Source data
[Begin]

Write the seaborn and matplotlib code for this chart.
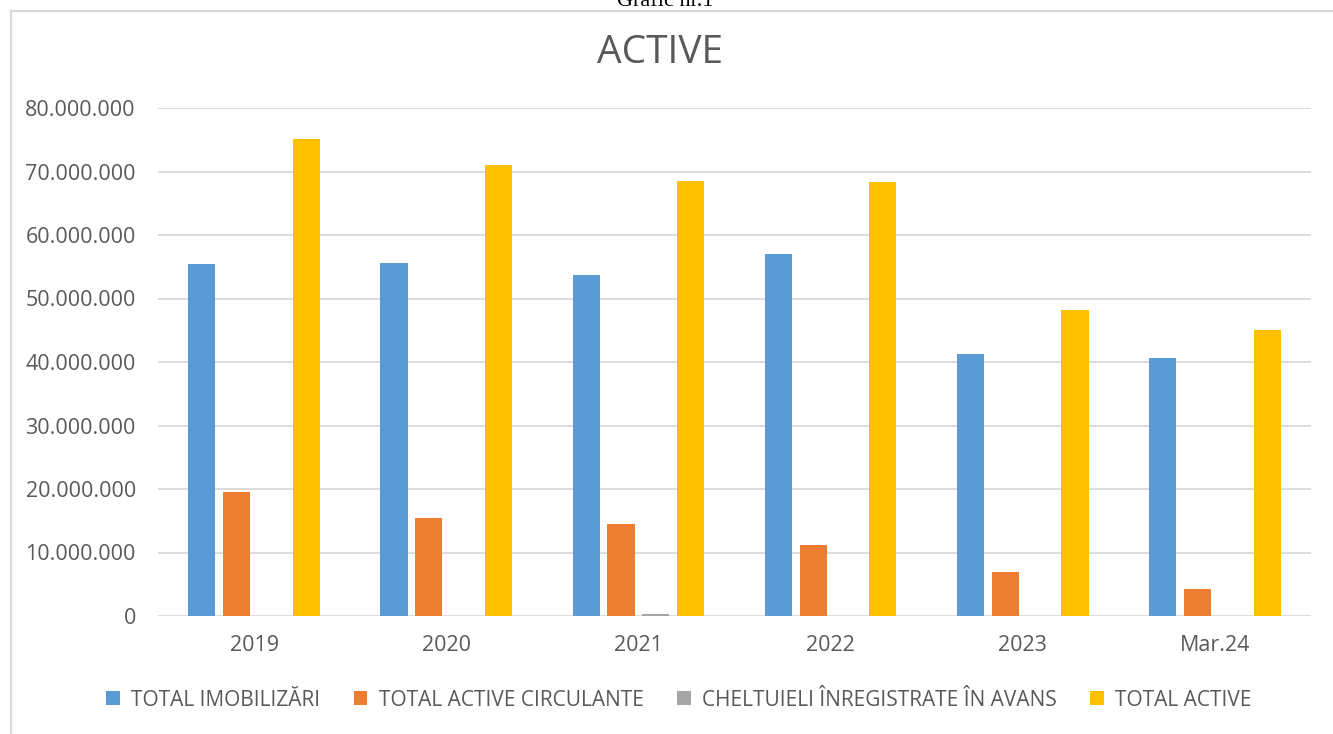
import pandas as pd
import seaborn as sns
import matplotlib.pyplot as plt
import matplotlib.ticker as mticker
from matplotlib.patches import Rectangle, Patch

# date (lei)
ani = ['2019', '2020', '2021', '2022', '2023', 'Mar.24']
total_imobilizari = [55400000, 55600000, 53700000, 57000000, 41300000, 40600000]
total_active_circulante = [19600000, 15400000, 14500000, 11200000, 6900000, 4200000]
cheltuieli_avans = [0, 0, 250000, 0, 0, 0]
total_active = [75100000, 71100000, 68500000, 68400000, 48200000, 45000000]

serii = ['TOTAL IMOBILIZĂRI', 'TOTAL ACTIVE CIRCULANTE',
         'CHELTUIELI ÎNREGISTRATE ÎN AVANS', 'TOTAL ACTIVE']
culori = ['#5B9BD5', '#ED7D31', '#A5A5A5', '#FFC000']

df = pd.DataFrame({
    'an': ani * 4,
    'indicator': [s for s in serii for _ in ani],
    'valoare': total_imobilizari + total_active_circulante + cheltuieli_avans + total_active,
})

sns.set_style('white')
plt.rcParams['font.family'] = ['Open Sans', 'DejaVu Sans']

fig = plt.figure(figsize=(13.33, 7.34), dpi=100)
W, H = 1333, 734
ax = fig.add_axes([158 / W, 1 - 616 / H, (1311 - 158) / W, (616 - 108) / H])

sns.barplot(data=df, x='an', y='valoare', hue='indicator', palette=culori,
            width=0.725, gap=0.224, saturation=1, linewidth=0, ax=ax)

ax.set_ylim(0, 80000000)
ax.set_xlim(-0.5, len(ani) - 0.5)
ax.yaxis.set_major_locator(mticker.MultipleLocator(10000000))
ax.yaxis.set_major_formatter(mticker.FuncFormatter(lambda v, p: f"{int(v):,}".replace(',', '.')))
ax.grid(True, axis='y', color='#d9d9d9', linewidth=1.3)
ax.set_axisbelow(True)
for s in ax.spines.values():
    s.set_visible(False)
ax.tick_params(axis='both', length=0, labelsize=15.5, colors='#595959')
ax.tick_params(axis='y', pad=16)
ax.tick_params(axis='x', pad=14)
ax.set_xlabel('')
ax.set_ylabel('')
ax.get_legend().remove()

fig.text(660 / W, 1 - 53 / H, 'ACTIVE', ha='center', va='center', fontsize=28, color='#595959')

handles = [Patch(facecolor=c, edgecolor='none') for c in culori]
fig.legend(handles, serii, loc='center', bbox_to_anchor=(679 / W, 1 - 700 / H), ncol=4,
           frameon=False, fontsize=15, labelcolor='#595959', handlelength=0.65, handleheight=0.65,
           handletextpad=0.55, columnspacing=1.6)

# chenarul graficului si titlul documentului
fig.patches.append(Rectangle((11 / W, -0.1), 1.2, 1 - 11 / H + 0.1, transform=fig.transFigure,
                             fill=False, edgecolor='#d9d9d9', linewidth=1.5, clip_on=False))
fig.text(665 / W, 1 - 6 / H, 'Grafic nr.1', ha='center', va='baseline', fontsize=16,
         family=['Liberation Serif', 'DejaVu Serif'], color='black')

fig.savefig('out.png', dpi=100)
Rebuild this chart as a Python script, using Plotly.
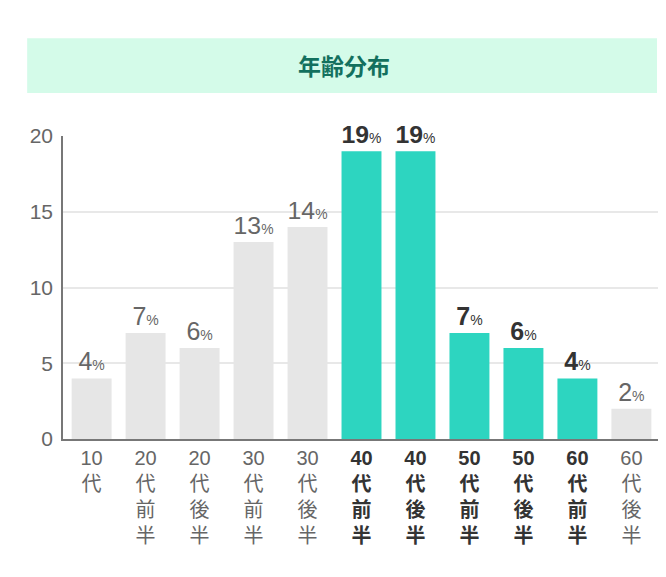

[End]

Restate the whole listing above exactly, except for its images.

Write the seaborn and matplotlib code for this chart.
import pandas as pd
import seaborn as sns
import matplotlib.pyplot as plt
import matplotlib.ticker as mticker
from matplotlib.patches import Rectangle, Patch

# date (lei)
ani = ['2019', '2020', '2021', '2022', '2023', 'Mar.24']
total_imobilizari = [55400000, 55600000, 53700000, 57000000, 41300000, 40600000]
total_active_circulante = [19600000, 15400000, 14500000, 11200000, 6900000, 4200000]
cheltuieli_avans = [0, 0, 250000, 0, 0, 0]
total_active = [75100000, 71100000, 68500000, 68400000, 48200000, 45000000]

serii = ['TOTAL IMOBILIZĂRI', 'TOTAL ACTIVE CIRCULANTE',
         'CHELTUIELI ÎNREGISTRATE ÎN AVANS', 'TOTAL ACTIVE']
culori = ['#5B9BD5', '#ED7D31', '#A5A5A5', '#FFC000']

df = pd.DataFrame({
    'an': ani * 4,
    'indicator': [s for s in serii for _ in ani],
    'valoare': total_imobilizari + total_active_circulante + cheltuieli_avans + total_active,
})

sns.set_style('white')
plt.rcParams['font.family'] = ['Open Sans', 'DejaVu Sans']

fig = plt.figure(figsize=(13.33, 7.34), dpi=100)
W, H = 1333, 734
ax = fig.add_axes([158 / W, 1 - 616 / H, (1311 - 158) / W, (616 - 108) / H])

sns.barplot(data=df, x='an', y='valoare', hue='indicator', palette=culori,
            width=0.725, gap=0.224, saturation=1, linewidth=0, ax=ax)

ax.set_ylim(0, 80000000)
ax.set_xlim(-0.5, len(ani) - 0.5)
ax.yaxis.set_major_locator(mticker.MultipleLocator(10000000))
ax.yaxis.set_major_formatter(mticker.FuncFormatter(lambda v, p: f"{int(v):,}".replace(',', '.')))
ax.grid(True, axis='y', color='#d9d9d9', linewidth=1.3)
ax.set_axisbelow(True)
for s in ax.spines.values():
    s.set_visible(False)
ax.tick_params(axis='both', length=0, labelsize=15.5, colors='#595959')
ax.tick_params(axis='y', pad=16)
ax.tick_params(axis='x', pad=14)
ax.set_xlabel('')
ax.set_ylabel('')
ax.get_legend().remove()

fig.text(660 / W, 1 - 53 / H, 'ACTIVE', ha='center', va='center', fontsize=28, color='#595959')

handles = [Patch(facecolor=c, edgecolor='none') for c in culori]
fig.legend(handles, serii, loc='center', bbox_to_anchor=(679 / W, 1 - 700 / H), ncol=4,
           frameon=False, fontsize=15, labelcolor='#595959', handlelength=0.65, handleheight=0.65,
           handletextpad=0.55, columnspacing=1.6)

# chenarul graficului si titlul documentului
fig.patches.append(Rectangle((11 / W, -0.1), 1.2, 1 - 11 / H + 0.1, transform=fig.transFigure,
                             fill=False, edgecolor='#d9d9d9', linewidth=1.5, clip_on=False))
fig.text(665 / W, 1 - 6 / H, 'Grafic nr.1', ha='center', va='baseline', fontsize=16,
         family=['Liberation Serif', 'DejaVu Serif'], color='black')

fig.savefig('out.png', dpi=100)
Rebuild this chart as a Python script, using Plotly.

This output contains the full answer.